Goal
Give the number of lines in the listing that hold the word "this". Write nothing but that number.

Material provided
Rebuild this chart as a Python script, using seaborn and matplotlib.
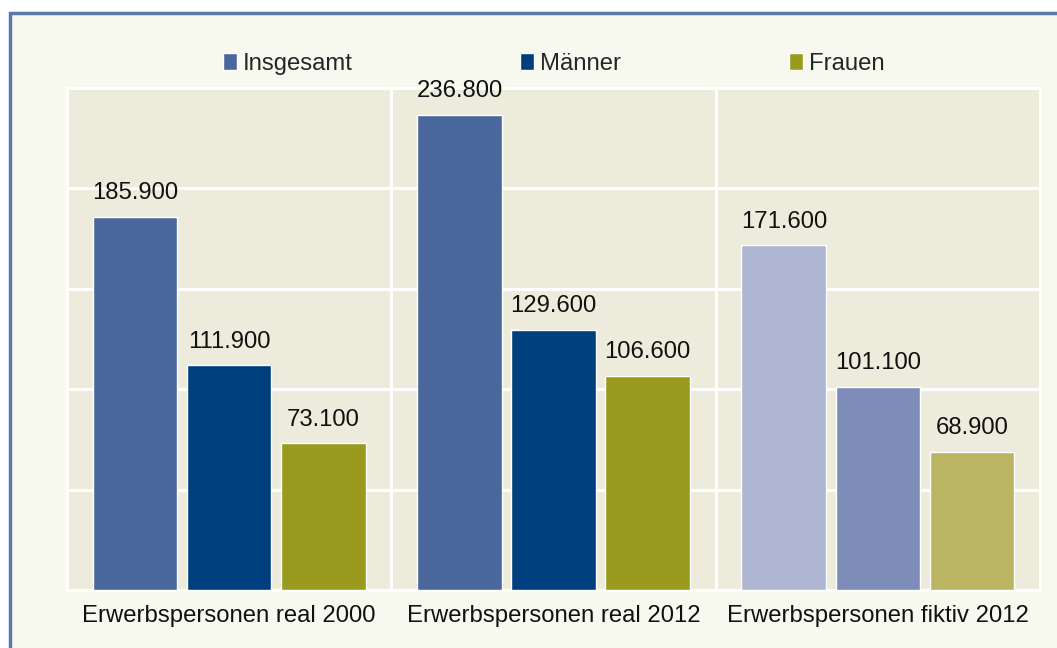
import pandas as pd
import matplotlib.pyplot as plt
import seaborn as sns
from matplotlib.patches import Rectangle

# Daten
kategorien = ['Erwerbspersonen real 2000', 'Erwerbspersonen real 2012', 'Erwerbspersonen fiktiv 2012']
gruppen = ['Insgesamt', 'Männer', 'Frauen']
insgesamt = [185900, 236800, 171600]
maenner = [111900, 129600, 101100]
frauen = [73100, 106600, 68900]

farben = ['#4A679C', '#003F7D', '#999B1F']
farben_fiktiv = ['#AFB7D3', '#7E8DB7', '#BAB563']

df = pd.DataFrame({
    'Kategorie': kategorien * 3,
    'Gruppe': [g for g in gruppen for _ in kategorien],
    'Wert': insgesamt + maenner + frauen,
})

sns.set_theme(style='white')
plt.rcParams['font.family'] = ['Liberation Sans', 'DejaVu Sans']

fig = plt.figure(figsize=(10.57, 6.48), dpi=100)
fig.patch.set_facecolor('white')
# Rahmen um die Grafik
fig.patches.append(Rectangle((10 / 1057, -0.05), 1.1, 1 - 13 / 648 + 0.05,
                             transform=fig.transFigure, facecolor='#F7F9EE',
                             edgecolor='#5B76A9', linewidth=2.5, zorder=-5))

ax = fig.add_axes([67 / 1057, 1 - 590 / 648, (1040 - 67) / 1057, (590 - 88) / 648])
ax.set_facecolor('#EDEBDB')

sns.barplot(data=df, x='Kategorie', y='Wert', hue='Gruppe', palette=farben,
            width=0.87, gap=0.1, saturation=1, ax=ax, zorder=3)

# fiktive Werte heller einfärben
for i, cont in enumerate(ax.containers):
    cont.patches[2].set_facecolor(farben_fiktiv[i])
    labels = [f'{v:,.0f}'.replace(',', '.') for v in cont.datavalues]
    ax.bar_label(cont, labels=labels, padding=9, fontsize=17.2, color='#111111')

ax.set_ylim(0, 250000)
ax.set_yticks(range(0, 250001, 50000))
ax.set_yticklabels([])
ax.tick_params(axis='y', length=0)
ax.tick_params(axis='x', length=0, pad=11, labelsize=17.2, labelcolor='#111111')
ax.set_xlim(-0.5, 2.5)
ax.grid(axis='y', color='white', linewidth=2.2, zorder=1)
for x in [0.5, 1.5]:
    ax.axvline(x, color='white', linewidth=2.2, zorder=1)
ax.set_axisbelow(True)
for s in ax.spines.values():
    s.set_color('white')
    s.set_linewidth(2.2)
ax.set_xlabel('')
ax.set_ylabel('')

ax.legend(loc='center', bbox_to_anchor=(0.5, 1 + 24 / 502), ncol=3, frameon=False,
          fontsize=17.2, handlelength=0.6, handleheight=0.75, handletextpad=0.25,
          columnspacing=7.0, borderaxespad=0)

fig.savefig('out.png', dpi=100)
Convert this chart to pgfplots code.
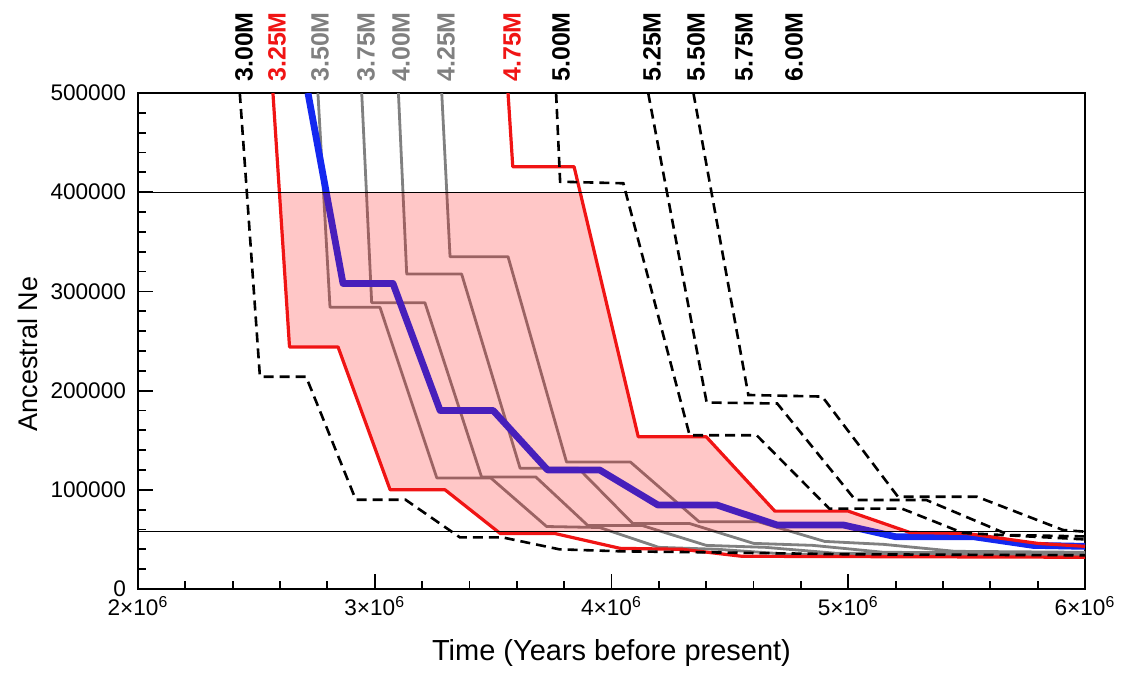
\documentclass[border=0pt]{standalone}
\usepackage{fontspec}
\setmainfont{Liberation Sans}
\usepackage{pgfplots}
\pgfplotsset{compat=1.18}
\definecolor{myred}{RGB}{240,20,20}
\definecolor{mygray}{RGB}{128,128,128}
\definecolor{myblue}{RGB}{20,40,240}
\begin{document}
\begin{tikzpicture}
\useasboundingbox (-69pt,-44pt) rectangle (493pt,294.5pt);
\begin{axis}[
  scale only axis, width=473.5pt, height=248pt,
  xmin=2e6, xmax=6e6, ymin=0, ymax=500000,
  clip mode=individual,
  axis line style={line width=1.2pt},
  xtick={2e6,3e6,4e6,5e6,6e6},
  xticklabels={2×10\textsuperscript{6},3×10\textsuperscript{6},4×10\textsuperscript{6},5×10\textsuperscript{6},6×10\textsuperscript{6}},
  ytick={0,100000,200000,300000,400000,500000},
  yticklabels={0,100000,200000,300000,400000,500000},
  minor x tick num=4, minor y tick num=4,
  xtick pos=left, ytick pos=left,
  tick align=inside,
  major tick length=7.5pt, minor tick length=4pt,
  every tick/.style={black, line width=0.9pt},
  ticklabel style={font=\fontsize{11.3}{13}\selectfont},
  yticklabel style={xshift=-2.5pt},
  scaled x ticks=false, scaled y ticks=false,
  xlabel={Time (Years before present)},
  ylabel={Ancestral Ne},
  xlabel style={font=\fontsize{14.5}{16}\selectfont, at={(axis description cs:0.5,0)}, anchor=north, yshift=-25pt, inner sep=0pt},
  ylabel style={font=\fontsize{13.5}{15}\selectfont, at={(axis description cs:-0.1056,0.474)}, anchor=south, inner sep=0pt},
]
% gray series
\addplot[mygray, line width=1.4pt, line join=round] coordinates {(2.76e6,500000) (2.811e6,284000) (3.022e6,284000) (3.262e6,112000) (3.49e6,112000) (3.726e6,63000) (3.95e6,62000) (4.2e6,42000) (4.45e6,40000) (4.75e6,35000) (6.0e6,34000)};
\addplot[mygray, line width=1.4pt, line join=round] coordinates {(2.945e6,500000) (2.987e6,288600) (3.212e6,288600) (3.451e6,113000) (3.68e6,113000) (3.90e6,64000) (4.13e6,64000) (4.4e6,44000) (4.65e6,42000) (4.95e6,36000) (6.0e6,35000)};
\addplot[mygray, line width=1.4pt, line join=round] coordinates {(3.1e6,500000) (3.135e6,317500) (3.367e6,317500) (3.614e6,121700) (3.86e6,121700) (4.09e6,66000) (4.33e6,66000) (4.6e6,46000) (4.85e6,44000) (5.15e6,37000) (6.0e6,36000)};
\addplot[mygray, line width=1.4pt, line join=round] coordinates {(3.283e6,500000) (3.318e6,335000) (3.563e6,335000) (3.81e6,128000) (4.08e6,128000) (4.37e6,67800) (4.62e6,67800) (4.9e6,48000) (5.15e6,45000) (5.45e6,38000) (6.0e6,37000)};
% blue
\addplot[myblue, line width=3.4pt, line join=round] coordinates {(2.718e6,500000) (2.866e6,308000) (3.077e6,308000) (3.276e6,180000) (3.50e6,180000) (3.73e6,120000) (3.95e6,120000) (4.196e6,84700) (4.445e6,84700) (4.70e6,64500) (4.98e6,64500) (5.2e6,52700) (5.53e6,52700) (5.78e6,44000) (6.0e6,43000)};
% shaded band
\addplot[draw=none, fill=red, fill opacity=0.22] coordinates {(2.597e6,400000) (3.868e6,400000) (4.113e6,153500) (4.40e6,153500) (4.69e6,78500) (5.0e6,78500) (5.248e6,58000) (3.519e6,58000) (3.297e6,100000) (3.065e6,100000) (2.845e6,244000) (2.64e6,244000) (2.597e6,400000)};
% red series
\addplot[myred, line width=1.6pt, line join=round] coordinates {(2.57e6,500000) (2.64e6,244000) (2.845e6,244000) (3.065e6,100000) (3.297e6,100000) (3.53e6,56000) (3.76e6,56000) (4.036e6,41000) (4.30e6,40000) (4.55e6,33000) (6.0e6,32000)};
\addplot[myred, line width=1.6pt, line join=round] coordinates {(3.563e6,500000) (3.583e6,425700) (3.842e6,425700) (4.113e6,153500) (4.40e6,153500) (4.69e6,78500) (5.0e6,78500) (5.26e6,57000) (5.5e6,56000) (5.8e6,46000) (6.0e6,43000)};
% dashed series
\addplot[black, line width=1.3pt, dash pattern=on 5pt off 3pt] coordinates {(2.43e6,500000) (2.515e6,214000) (2.71e6,214000) (2.92e6,90000) (3.13e6,90000) (3.36e6,52000) (3.54e6,52000) (3.78e6,40000) (4.04e6,38000) (4.4e6,37000) (5.0e6,35000) (6.0e6,34000)};
\addplot[black, line width=1.3pt, dash pattern=on 5pt off 3pt] coordinates {(3.766e6,500000) (3.783e6,410600) (4.05e6,409000) (4.33e6,155000) (4.613e6,155000) (4.92e6,81000) (5.227e6,81000) (5.485e6,56500) (6.0e6,50000)};
\addplot[black, line width=1.3pt, dash pattern=on 5pt off 3pt] coordinates {(4.155e6,500000) (4.402e6,188000) (4.70e6,187000) (5.03e6,89700) (5.33e6,89700) (5.68e6,54400) (6.0e6,53000)};
\addplot[black, line width=1.3pt, dash pattern=on 5pt off 3pt] coordinates {(4.346e6,500000) (4.578e6,195600) (4.89e6,194000) (5.21e6,93000) (5.544e6,93000) (5.907e6,59500) (6.0e6,57800)};
% reference lines
\addplot[black, line width=0.6pt] coordinates {(2e6,400000) (6e6,400000)};
\addplot[black, line width=0.6pt] coordinates {(2e6,58000) (6e6,58000)};
% top labels
\begin{scope}[every node/.style={rotate=90, anchor=west, inner sep=0pt, font=\bfseries\fontsize{12.5}{14}\selectfont}]
\node[text=black] at (axis cs:2.448e6,511000) {3.00M};
\node[text=myred] at (axis cs:2.587e6,511000) {3.25M};
\node[text=mygray] at (axis cs:2.769e6,511000) {3.50M};
\node[text=mygray] at (axis cs:2.963e6,511000) {3.75M};
\node[text=mygray] at (axis cs:3.111e6,511000) {4.00M};
\node[text=mygray] at (axis cs:3.301e6,511000) {4.25M};
\node[text=myred] at (axis cs:3.580e6,511000) {4.75M};
\node[text=black] at (axis cs:3.787e6,511000) {5.00M};
\node[text=black] at (axis cs:4.171e6,511000) {5.25M};
\node[text=black] at (axis cs:4.357e6,511000) {5.50M};
\node[text=black] at (axis cs:4.560e6,511000) {5.75M};
\node[text=black] at (axis cs:4.771e6,511000) {6.00M};
\end{scope}
\end{axis}
\end{tikzpicture}
\end{document}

Exercise answer
2